Currently, the entire tree is stored in memory before it is written out because during parsing we need to reference arbitrary nodes on the tree to either fetch or update its values.
The problem we are facing occurs when the tree becomes too big to store all of it in memory. The tree itself is very flat with only 4-6 levels of depth. It looks something like this
Root
Group
Record
Data
Data
Record
Data
Data
Data
...
...
Group
Record
...
There will always be one Root
node, and each node only has one type of child. However, there is no order to the way nodes are added to other nodes either: depending on how the data is formatted, you might add records to different groups, and you might add data to different records (as opposed to building one record for one group, and then moving on to another)
My first suggestion was to just throw more memory at our machine. We're running the tool on a 64-bit windows machine, so if we're running out of memory, then we just need to get more memory. But that suggestion wasn't taken.

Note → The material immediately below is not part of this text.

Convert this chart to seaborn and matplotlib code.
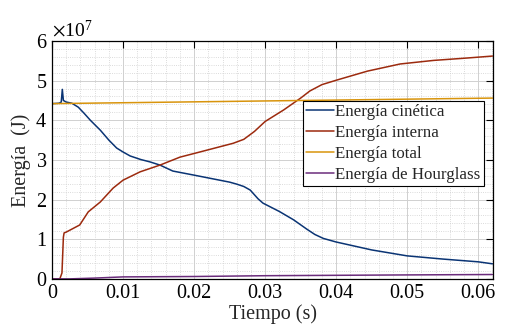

The next idea I had was to write out nodes whenever the tree was taking up too much space in memory, but because data can be added to a particular record at any time, it becomes difficult to determine when we are actually done with a record or not. Especially if we need to refer back to a record, and it's already been written out.
There are several others options such as optimizing the way the tree is designed (since each node takes up a fairly large amount of memory), but for this question I would like to know techniques for building and exporting large trees.